REQUIRED WORK:
Drop all images and give the records again exactly.

DATA LISTING:
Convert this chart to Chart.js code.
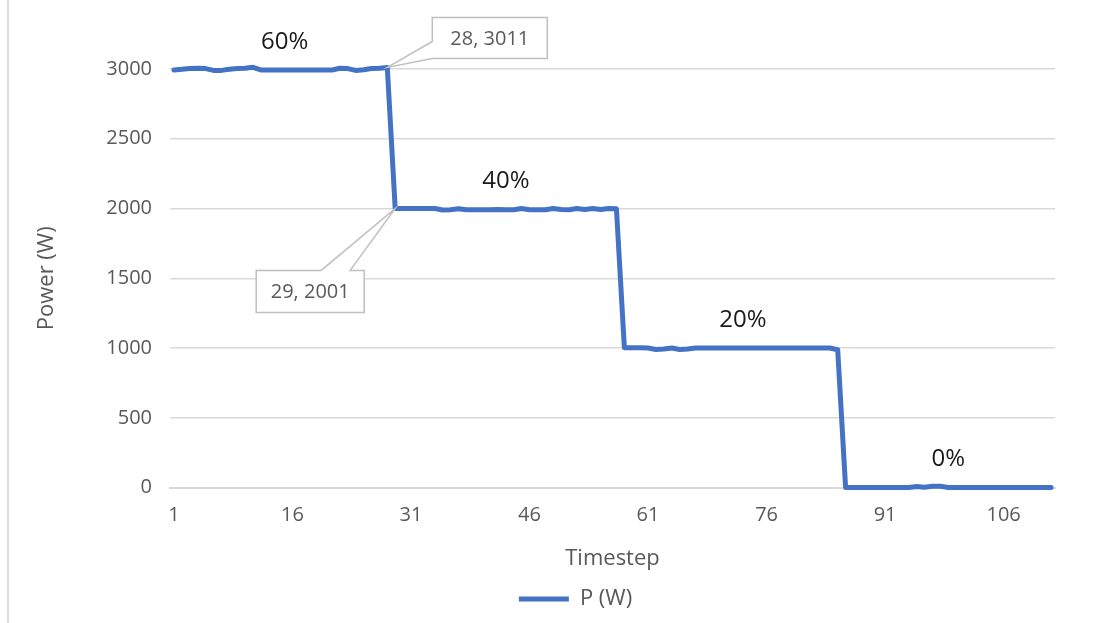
<!DOCTYPE html>
<html>
<head>
<meta charset="utf-8">
<title>P (W)</title>
<script src="https://cdn.jsdelivr.net/npm/chart.js@4.4.0/dist/chart.umd.min.js"></script>
<style>
    body { margin: 0; background: #fff; }
    #wrap { position: relative; width: 1097px; height: 623px; }
    #wrap::before { content: ''; position: absolute; left: 7px; top: 0; bottom: 0; border-left: 2px solid #d9d9d9; }
</style>
</head>
<body>
<div id="wrap"><canvas id="myChart"></canvas></div>
<script>
const FONT = '"Open Sans", "Noto Sans", sans-serif';
const GREY = '#595959';

// timestep categories 1..112
const timesteps = Array.from({ length: 112 }, (_, i) => i + 1);

// measured power per timestep, one block per load level
const power60 = [2993, 2998, 3003, 3005, 3003, 2990, 2990, 2998, 3003, 3005, 3012, 2993, 2992, 2992,
    2993, 2992, 2992, 2992, 2993, 2992, 2993, 3005, 3003, 2990, 2995, 3003, 3005, 3011];
const power40 = [2001, 2001, 2000, 2001, 2000, 2000, 1990, 1991, 1998, 1991, 1992, 1992, 1992, 1993,
    1992, 1992, 2000, 1992, 1991, 1992, 2000, 1993, 1992, 2000, 1993, 2000, 1993, 2000, 1998];
const power20 = [1003, 1002, 1002, 1000, 990, 993, 1000, 990, 993, 1001, 1001, 1001, 1001, 1001,
    1001, 1001, 1001, 1001, 1001, 1001, 1001, 1001, 1001, 1001, 1001, 1000, 1000, 988];
const power0 = [0, 0, 0, 0, 0, 0, 0, 0, 0, 8, 3, 10, 9, 1, 0, 0, 0, 0, 0, 0, 0, 0, 0, 0, 0, 0, 0];
const power = [...power60, ...power40, ...power20, ...power0];

// load level labels and the timestep they sit above
const levelText = ['60%', '40%', '20%', '0%'];
const levelStep = [15, 43, 73, 99];

// timesteps that get a value callout
const dropTop = 28;
const dropBottom = 29;

const levelLabels = {
    id: 'levelLabels',
    afterLayout(chart) {
        // legend sits a bit right of the canvas centre
        chart.legend.left += 38;
        chart.legend.right += 38;
    },
    afterDatasetsDraw(chart) {
        const ctx = chart.ctx;
        const pts = chart.getDatasetMeta(0).data;
        ctx.save();

        ctx.font = '24px ' + FONT;
        ctx.fillStyle = '#1a1a1a';
        ctx.textAlign = 'center';
        ctx.textBaseline = 'bottom';
        levelStep.forEach((step, k) => {
            const p = pts[timesteps.indexOf(step)];
            ctx.fillText(levelText[k], p.x, p.y - 16);
        });

        ctx.strokeStyle = '#bfbfbf';
        ctx.lineWidth = 1.5;
        ctx.fillStyle = '#fff';
        ctx.font = '20px ' + FONT;
        ctx.textBaseline = 'middle';

        // box up and right of the top corner, pointer on its left side
        let i = timesteps.indexOf(dropTop);
        let p = pts[i];
        let L = p.x + 45, T = p.y - 50, R = L + 115, B = T + 41;
        ctx.beginPath();
        ctx.moveTo(L, T); ctx.lineTo(R, T); ctx.lineTo(R, B); ctx.lineTo(L, B);
        ctx.lineTo(p.x, p.y); ctx.lineTo(L, T + 24); ctx.closePath();
        ctx.fill(); ctx.stroke();
        ctx.fillStyle = GREY;
        ctx.fillText(timesteps[i] + ', ' + power[i], (L + R) / 2, (T + B) / 2 + 1);

        // box down and left of the bottom corner, pointer on its top side
        i = timesteps.indexOf(dropBottom);
        p = pts[i];
        L = p.x - 139; T = p.y + 62; R = L + 108; B = T + 42;
        ctx.fillStyle = '#fff';
        ctx.beginPath();
        ctx.moveTo(L, T); ctx.lineTo(p.x - 74, T); ctx.lineTo(p.x, p.y); ctx.lineTo(p.x - 45, T);
        ctx.lineTo(R, T); ctx.lineTo(R, B); ctx.lineTo(L, B); ctx.closePath();
        ctx.fill(); ctx.stroke();
        ctx.fillStyle = GREY;
        ctx.fillText(timesteps[i] + ', ' + power[i], (L + R) / 2, (T + B) / 2 + 1);

        ctx.restore();
    }
};

const ctx = document.getElementById('myChart');
const chart = new Chart(ctx, {
    type: 'line',
    data: {
        labels: timesteps,
        datasets: [{
            label: 'P (W)',
            data: power,
            borderColor: '#4472c4',
            backgroundColor: '#4472c4',
            borderWidth: 5,
            borderCapStyle: 'round',
            borderJoinStyle: 'round',
            pointRadius: 0,
            tension: 0,
            clip: false
        }]
    },
    options: {
        responsive: true,
        maintainAspectRatio: false,
        animation: false,
        layout: { padding: { left: 20, right: 42, top: 69, bottom: 3 } },
        plugins: {
            legend: {
                position: 'bottom',
                labels: {
                    usePointStyle: true,
                    pointStyle: 'line',
                    pointStyleWidth: 50,
                    color: GREY,
                    font: { size: 22, family: FONT }
                }
            },
            tooltip: { enabled: false }
        },
        scales: {
            x: {
                offset: true,
                grid: { display: false },
                border: { display: true, color: '#d9d9d9', width: 2 },
                ticks: {
                    autoSkip: false,
                    maxRotation: 0,
                    padding: 8,
                    color: GREY,
                    font: { size: 20, family: FONT },
                    callback: (v, i) => i % 15 === 0 ? timesteps[i] : ''
                },
                title: {
                    display: true,
                    text: 'Timestep',
                    color: GREY,
                    font: { size: 22, family: FONT },
                    padding: { top: 10, bottom: 6 }
                }
            },
            y: {
                min: 0,
                max: 3000,
                afterFit: s => { s.width = 150; },
                grid: { color: '#d9d9d9', lineWidth: 1.5, drawTicks: false },
                border: { display: false },
                ticks: {
                    stepSize: 500,
                    padding: 18,
                    color: GREY,
                    font: { size: 20, family: FONT },
                    callback: v => String(v)
                },
                title: {
                    display: true,
                    text: 'Power (W)',
                    color: GREY,
                    font: { size: 22, family: FONT },
                    padding: { top: 14, bottom: 0 }
                }
            }
        }
    },
    plugins: [levelLabels]
});
</script>
</body>
</html>
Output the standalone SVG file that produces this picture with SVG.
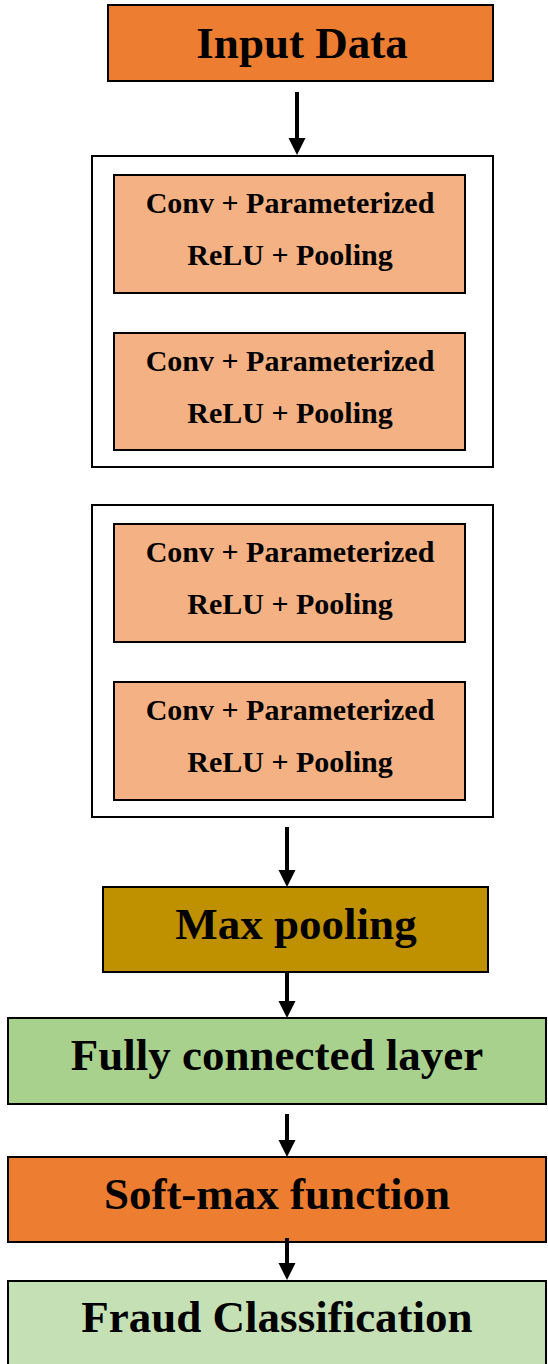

RESULT FOR THIS TASK:
Convert this chart to Chart.js code.
<!DOCTYPE html>
<html>
<head>
<meta charset="utf-8">
<title>P (W)</title>
<script src="https://cdn.jsdelivr.net/npm/chart.js@4.4.0/dist/chart.umd.min.js"></script>
<style>
    body { margin: 0; background: #fff; }
    #wrap { position: relative; width: 1097px; height: 623px; }
    #wrap::before { content: ''; position: absolute; left: 7px; top: 0; bottom: 0; border-left: 2px solid #d9d9d9; }
</style>
</head>
<body>
<div id="wrap"><canvas id="myChart"></canvas></div>
<script>
const FONT = '"Open Sans", "Noto Sans", sans-serif';
const GREY = '#595959';

// timestep categories 1..112
const timesteps = Array.from({ length: 112 }, (_, i) => i + 1);

// measured power per timestep, one block per load level
const power60 = [2993, 2998, 3003, 3005, 3003, 2990, 2990, 2998, 3003, 3005, 3012, 2993, 2992, 2992,
    2993, 2992, 2992, 2992, 2993, 2992, 2993, 3005, 3003, 2990, 2995, 3003, 3005, 3011];
const power40 = [2001, 2001, 2000, 2001, 2000, 2000, 1990, 1991, 1998, 1991, 1992, 1992, 1992, 1993,
    1992, 1992, 2000, 1992, 1991, 1992, 2000, 1993, 1992, 2000, 1993, 2000, 1993, 2000, 1998];
const power20 = [1003, 1002, 1002, 1000, 990, 993, 1000, 990, 993, 1001, 1001, 1001, 1001, 1001,
    1001, 1001, 1001, 1001, 1001, 1001, 1001, 1001, 1001, 1001, 1001, 1000, 1000, 988];
const power0 = [0, 0, 0, 0, 0, 0, 0, 0, 0, 8, 3, 10, 9, 1, 0, 0, 0, 0, 0, 0, 0, 0, 0, 0, 0, 0, 0];
const power = [...power60, ...power40, ...power20, ...power0];

// load level labels and the timestep they sit above
const levelText = ['60%', '40%', '20%', '0%'];
const levelStep = [15, 43, 73, 99];

// timesteps that get a value callout
const dropTop = 28;
const dropBottom = 29;

const levelLabels = {
    id: 'levelLabels',
    afterLayout(chart) {
        // legend sits a bit right of the canvas centre
        chart.legend.left += 38;
        chart.legend.right += 38;
    },
    afterDatasetsDraw(chart) {
        const ctx = chart.ctx;
        const pts = chart.getDatasetMeta(0).data;
        ctx.save();

        ctx.font = '24px ' + FONT;
        ctx.fillStyle = '#1a1a1a';
        ctx.textAlign = 'center';
        ctx.textBaseline = 'bottom';
        levelStep.forEach((step, k) => {
            const p = pts[timesteps.indexOf(step)];
            ctx.fillText(levelText[k], p.x, p.y - 16);
        });

        ctx.strokeStyle = '#bfbfbf';
        ctx.lineWidth = 1.5;
        ctx.fillStyle = '#fff';
        ctx.font = '20px ' + FONT;
        ctx.textBaseline = 'middle';

        // box up and right of the top corner, pointer on its left side
        let i = timesteps.indexOf(dropTop);
        let p = pts[i];
        let L = p.x + 45, T = p.y - 50, R = L + 115, B = T + 41;
        ctx.beginPath();
        ctx.moveTo(L, T); ctx.lineTo(R, T); ctx.lineTo(R, B); ctx.lineTo(L, B);
        ctx.lineTo(p.x, p.y); ctx.lineTo(L, T + 24); ctx.closePath();
        ctx.fill(); ctx.stroke();
        ctx.fillStyle = GREY;
        ctx.fillText(timesteps[i] + ', ' + power[i], (L + R) / 2, (T + B) / 2 + 1);

        // box down and left of the bottom corner, pointer on its top side
        i = timesteps.indexOf(dropBottom);
        p = pts[i];
        L = p.x - 139; T = p.y + 62; R = L + 108; B = T + 42;
        ctx.fillStyle = '#fff';
        ctx.beginPath();
        ctx.moveTo(L, T); ctx.lineTo(p.x - 74, T); ctx.lineTo(p.x, p.y); ctx.lineTo(p.x - 45, T);
        ctx.lineTo(R, T); ctx.lineTo(R, B); ctx.lineTo(L, B); ctx.closePath();
        ctx.fill(); ctx.stroke();
        ctx.fillStyle = GREY;
        ctx.fillText(timesteps[i] + ', ' + power[i], (L + R) / 2, (T + B) / 2 + 1);

        ctx.restore();
    }
};

const ctx = document.getElementById('myChart');
const chart = new Chart(ctx, {
    type: 'line',
    data: {
        labels: timesteps,
        datasets: [{
            label: 'P (W)',
            data: power,
            borderColor: '#4472c4',
            backgroundColor: '#4472c4',
            borderWidth: 5,
            borderCapStyle: 'round',
            borderJoinStyle: 'round',
            pointRadius: 0,
            tension: 0,
            clip: false
        }]
    },
    options: {
        responsive: true,
        maintainAspectRatio: false,
        animation: false,
        layout: { padding: { left: 20, right: 42, top: 69, bottom: 3 } },
        plugins: {
            legend: {
                position: 'bottom',
                labels: {
                    usePointStyle: true,
                    pointStyle: 'line',
                    pointStyleWidth: 50,
                    color: GREY,
                    font: { size: 22, family: FONT }
                }
            },
            tooltip: { enabled: false }
        },
        scales: {
            x: {
                offset: true,
                grid: { display: false },
                border: { display: true, color: '#d9d9d9', width: 2 },
                ticks: {
                    autoSkip: false,
                    maxRotation: 0,
                    padding: 8,
                    color: GREY,
                    font: { size: 20, family: FONT },
                    callback: (v, i) => i % 15 === 0 ? timesteps[i] : ''
                },
                title: {
                    display: true,
                    text: 'Timestep',
                    color: GREY,
                    font: { size: 22, family: FONT },
                    padding: { top: 10, bottom: 6 }
                }
            },
            y: {
                min: 0,
                max: 3000,
                afterFit: s => { s.width = 150; },
                grid: { color: '#d9d9d9', lineWidth: 1.5, drawTicks: false },
                border: { display: false },
                ticks: {
                    stepSize: 500,
                    padding: 18,
                    color: GREY,
                    font: { size: 20, family: FONT },
                    callback: v => String(v)
                },
                title: {
                    display: true,
                    text: 'Power (W)',
                    color: GREY,
                    font: { size: 22, family: FONT },
                    padding: { top: 14, bottom: 0 }
                }
            }
        }
    },
    plugins: [levelLabels]
});
</script>
</body>
</html>
Output the standalone SVG file that produces this picture with SVG.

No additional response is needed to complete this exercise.